Besides remaining tight-lipped about its Geosign experience, American Capital has apparently tried to keep a tight leash on Geosign's former employees, many of whom were asked to sign a non-disclosure agreement before receiving their severance. An employee who spoke with the Guelph Mercury was sent a letter warning about the repercussions of talking with the media.
As for Nye? He came away from the breakup with what one former executive describes as "assets with little value" - a few domain names, such as hockey.com and golfcourses.com, a few staff and little else. He created a new company called eMedia Interactive Inc., where he is listed as chairman.
A final attempt to contact him to see if he'd be willing to put his version of events on the record for this story yielded a short response. "As part of the transition, I signed a confidentiality agreement, which would prohibit any comment from me," he wrote in an e-mail. "I have some exciting things in the works. But I am not comfortable adding anything else at this time."
In time, he might talk about his new venture, he says, but there is "no benefit for any press at this time." Those close to Nye say he did very well financially with Geosign even before the American Capital deal, has a home in Barbados, and often uses a local service to charter private jets.
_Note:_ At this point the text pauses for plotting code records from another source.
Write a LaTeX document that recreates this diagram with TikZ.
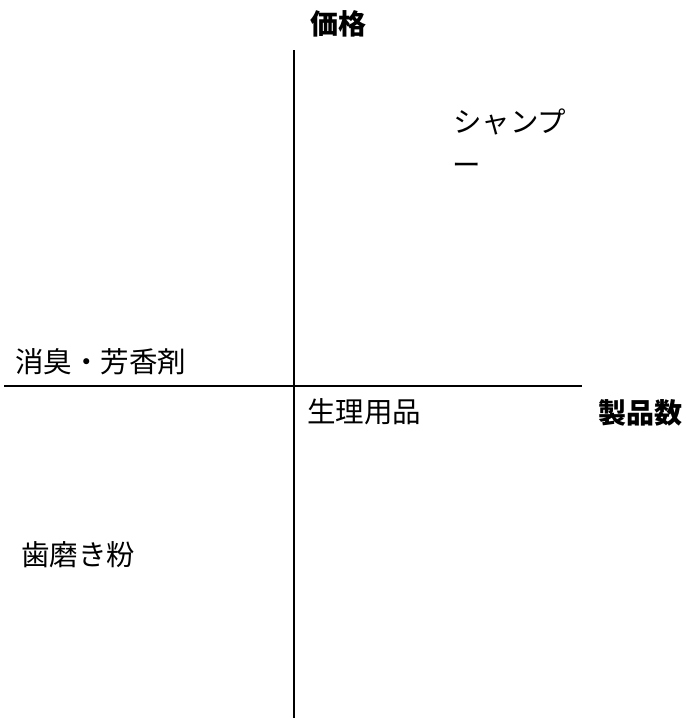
\documentclass[tikz,border=0pt]{standalone}
\usepackage{fontspec}
\newfontfamily\cjk{Noto Sans CJK JP}
\begin{document}
\begin{tikzpicture}[x=1pt,y=-1pt,
  axisline/.style={line width=1.8pt,black},
  lbl/.style={inner sep=0pt,font=\cjk\fontsize{28.5}{34}\selectfont},
  axlbl/.style={inner sep=0pt,font=\cjk\bfseries\fontsize{28}{34}\selectfont}]
\useasboundingbox (0,0) rectangle (686,718);
\coordinate (vtop) at (294,50);
\coordinate (vbot) at (294,718);
\coordinate (hl) at (4,386);
\coordinate (hr) at (582,386);
\draw[axisline] (vtop) -- (vbot);
\draw[axisline] (hl) -- (hr);
\node[axlbl] (price) at (338,24) {価格};
\node[axlbl] (count) at (640,413) {製品数};
\node[lbl,anchor=west] (deo) at (15,362) {消臭・芳香剤};
\node[lbl,anchor=west] (sani) at (307,412) {生理用品};
\node[lbl,anchor=west] (tooth) at (21,555) {歯磨き粉};
\node[lbl,anchor=west] (sham1) at (453,122) {シャンプ};
\node[lbl,anchor=west] (sham2) at (452,169) {ー};
\end{tikzpicture}
\end{document}
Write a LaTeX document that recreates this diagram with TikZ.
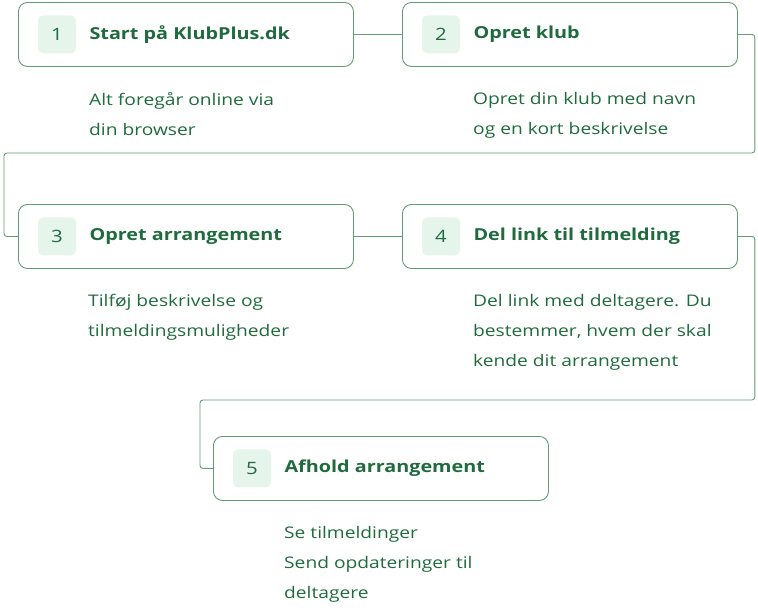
\documentclass[tikz,border=0pt]{standalone}
\usepackage{fontspec}
\setmainfont{Open Sans}[FakeStretch=1.2]
\definecolor{tg}{HTML}{1F6B3D}
\definecolor{bd}{HTML}{5E9E72}
\definecolor{mint}{HTML}{E6F5EC}
\begin{document}
\begin{tikzpicture}[x=1pt,y=-1pt,
  stepbox/.style={draw=bd,line width=0.9pt,rounded corners=9pt,minimum width=335pt,minimum height=64pt,anchor=north west,inner sep=0pt},
  numbox/.style={fill=mint,rounded corners=5pt,minimum size=38pt,inner sep=0pt,text=tg,font=\fontsize{17}{20}\selectfont},
  ttl/.style={anchor=west,text=tg,font=\fontsize{16.5}{20}\selectfont\bfseries},
  desc/.style={anchor=north west,text=tg,font=\fontsize{16}{30}\selectfont,align=left,inner sep=0pt},
  conn/.style={draw=bd,line width=0.9pt,rounded corners=3pt}]
\useasboundingbox (0,0) rectangle (758,613);
\node[stepbox] (b1) at (18,2) {};
\node[stepbox] (b2) at (402,2) {};
\node[stepbox] (b3) at (18,204) {};
\node[stepbox] (b4) at (402,204) {};
\node[stepbox] (b5) at (213,436) {};
\foreach \b/\n/\t in {b1/1/Start på KlubPlus.dk, b2/2/Opret klub, b3/3/Opret arrangement, b4/4/Del link til tilmelding, b5/5/Afhold arrangement}{
  \node[numbox] (n\n) at ([xshift=39pt]\b.west) {\n};
  \node[ttl] (t\n) at ([xshift=68pt]\b.west) {\t};
}
\node[desc] (d1) at (89,92) {Alt foregår online via\\din browser};
\node[desc] (d2) at (473,92) {Opret din klub med navn\\og en kort beskrivelse};
\node[desc] (d3) at (88,294) {Tilføj beskrivelse og\\tilmeldingsmuligheder};
\node[desc] (d4) at (473,294) {Del link med deltagere. Du\\bestemmer, hvem der skal\\kende dit arrangement};
\node[desc] (d5) at (284,526) {Se tilmeldinger\\Send opdateringer til\\deltagere};
\draw[conn] (b1.east) -- (b2.west);
\draw[conn] (b3.east) -- (b4.west);
\draw[conn] (b2.east) -- ++(17,0) |- (4,153) |- (b3.west);
\draw[conn] (b4.east) -- ++(17,0) |- (200,400) |- (b5.west);
\end{tikzpicture}
\end{document}
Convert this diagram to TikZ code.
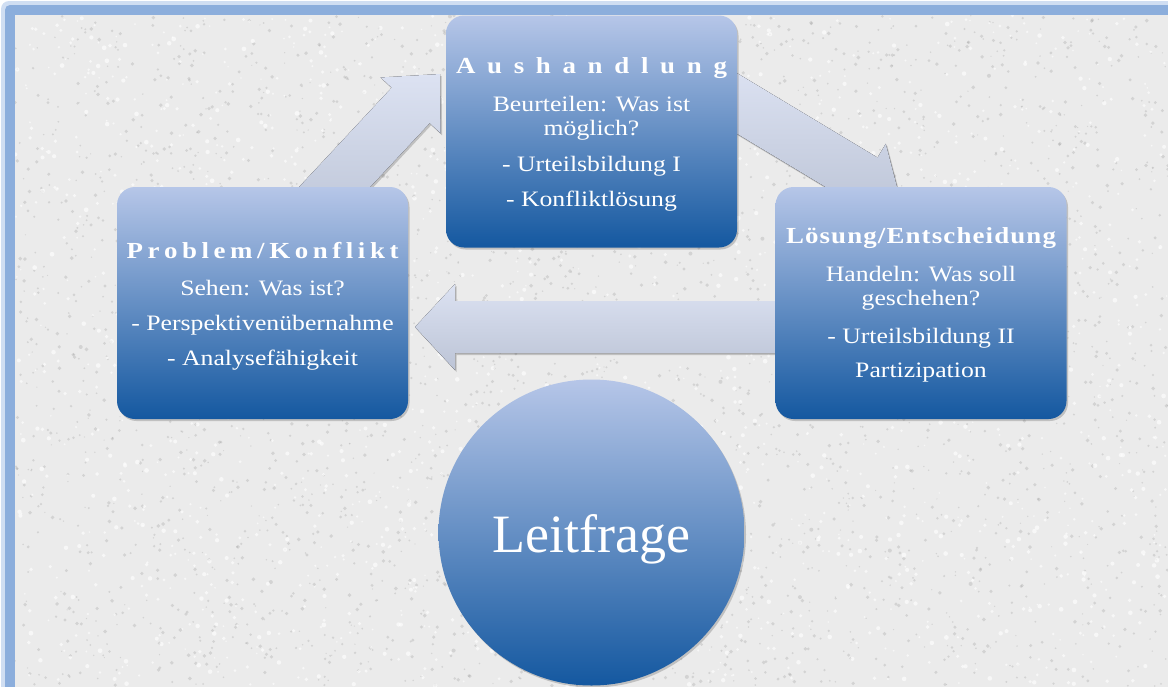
\documentclass[tikz,border=0pt]{standalone}
\usepackage{fontspec}
\setmainfont{Liberation Serif}[FakeStretch=1.17]
\newfontfamily\leitfont{Liberation Serif}
\usetikzlibrary{shadows}

\definecolor{boxtop}{RGB}{182,198,232}
\definecolor{boxbot}{RGB}{20,88,160}
\definecolor{arrtop}{RGB}{220,226,242}
\definecolor{arrbot}{RGB}{188,196,214}
\definecolor{framebl}{RGB}{140,174,220}
\definecolor{frameglow}{RGB}{208,222,242}
\definecolor{paper}{RGB}{235,235,235}
\definecolor{speck}{RGB}{140,140,140}

\tikzset{
  softshadow/.style={drop shadow={shadow xshift=1.5pt, shadow yshift=-2pt, opacity=0.18, fill=black}},
  stagebox/.style={rounded corners=18pt, minimum width=291pt, minimum height=232pt,
    inner sep=0pt, top color=boxtop, bottom color=boxbot, draw=none, softshadow},
  stagetext/.style={text=white, align=center, font=\fontsize{22}{24}\selectfont, inner sep=0pt},
  leitcircle/.style={circle, minimum size=306pt, inner sep=0pt, top color=boxtop,
    bottom color=boxbot, draw=none, text=white, font=\leitfont\fontsize{54}{60}\selectfont,
    text height=39pt, text depth=0pt, softshadow},
  blockarrow/.style={top color=arrtop, bottom color=arrbot, draw=none, softshadow},
}
\newcommand\headsize{\fontsize{23}{24}\selectfont\bfseries}

\begin{document}
\begin{tikzpicture}[x=1pt,y=-1pt]
  \useasboundingbox (0,0) rectangle (1168,686);
  % frame and paper
  \fill[white] (0,0) rectangle (1168,686);
  \fill[frameglow, rounded corners=8pt] (1,1) rectangle (1200,720);
  \fill[framebl, rounded corners=5pt] (5,5) rectangle (1200,720);
  \fill[paper] (15,15) rectangle (1200,720);
  \begin{scope}
    \clip (15,15) rectangle (1200,720);
    \pgfmathsetseed{7}
    \foreach \i in {1,...,3400}{
      \pgfmathsetmacro\rx{15+rnd*1153}
      \pgfmathsetmacro\ry{15+rnd*671}
      \pgfmathsetmacro\rs{0.6+rnd*1.4}
      \fill[speck, opacity=0.25] (\rx,\ry) circle (\rs pt);
    }
    \foreach \i in {1,...,2000}{
      \pgfmathsetmacro\rx{15+rnd*1153}
      \pgfmathsetmacro\ry{15+rnd*671}
      \pgfmathsetmacro\rs{0.8+rnd*1.6}
      \fill[white, opacity=0.6] (\rx,\ry) circle (\rs pt);
    }
  \end{scope}

  % arrow tips
  \coordinate (tipA) at (440,74);
  \coordinate (tipB) at (901,202);
  \coordinate (tipC) at (415,327);
  \tikzset{atA/.style={shift={(tipA)},rotate=47},
           atB/.style={shift={(tipB)},rotate=-31},
           atC/.style={shift={(tipC)},rotate=180}}

  % block arrows
  \fill[blockarrow] ([atA]0,0) -- ([atA]-43,41) -- ([atA]-43,26) -- ([atA]-190,26)
     -- ([atA]-190,-26) -- ([atA]-43,-26) -- ([atA]-43,-41) -- cycle;
  \fill[blockarrow] ([atB]0,0) -- ([atB]-43,42) -- ([atB]-43,26) -- ([atB]-220,26)
     -- ([atB]-220,-26) -- ([atB]-43,-26) -- ([atB]-43,-42) -- cycle;
  \fill[blockarrow] ([atC]0,0) -- ([atC]-40,43) -- ([atC]-40,26) -- ([atC]-400,26)
     -- ([atC]-400,-26) -- ([atC]-40,-26) -- ([atC]-40,-43) -- cycle;

  % boxes
  \node[stagebox] (aus) at (591.5,131.5) {};
  \node[stagebox] (prob) at (262.5,303) {};
  \node[stagebox] (loes) at (921,303) {};

  \node[stagetext] (austext) at (591.5,134.5) {%
    {\headsize\makebox[271pt]{A\hfill u\hfill s\hfill h\hfill a\hfill n\hfill d\hfill l\hfill u\hfill n\hfill g}}\\[14pt]
    Beurteilen: Was ist\\
    möglich?\\[12pt]
    - Urteilsbildung I\\[11pt]
    - Konfliktlösung};

  \node[stagetext] (probtext) at (262.5,306) {%
    {\headsize\makebox[272pt]{P\hfill r\hfill o\hfill b\hfill l\hfill e\hfill m\hfill /\hfill K\hfill o\hfill n\hfill f\hfill l\hfill i\hfill k\hfill t}}\\[13pt]
    Sehen: Was ist?\\[11pt]
    - Perspektivenübernahme\\[11pt]
    - Analysefähigkeit};

  \node[stagetext] (loestext) at (921,305) {%
    {\headsize\makebox[270pt]{L\hfill ö\hfill s\hfill u\hfill n\hfill g\hfill /\hfill E\hfill n\hfill t\hfill s\hfill c\hfill h\hfill e\hfill i\hfill d\hfill u\hfill n\hfill g}}\\[14pt]
    Handeln: Was soll\\
    geschehen?\\[14pt]
    - Urteilsbildung II\\[10pt]
    Partizipation};

  % central circle
  \node[leitcircle] (leit) at (591.5,532.5) {Leitfrage};
\end{tikzpicture}
\end{document}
Even though his dream of creating a publishing empire in Guelph seems to have ended - a handful of staff were recently let go from eMedia - those around him wouldn't be surprised if he resurfaces with another company. "There won't be any penny sales for him," says Estill, who thinks Nye could produce a lasting hit if the right concept catches his fancy. "He knew he was living on borrowed time at Geosign. He had a golden goose - it just didn't lay eggs forever."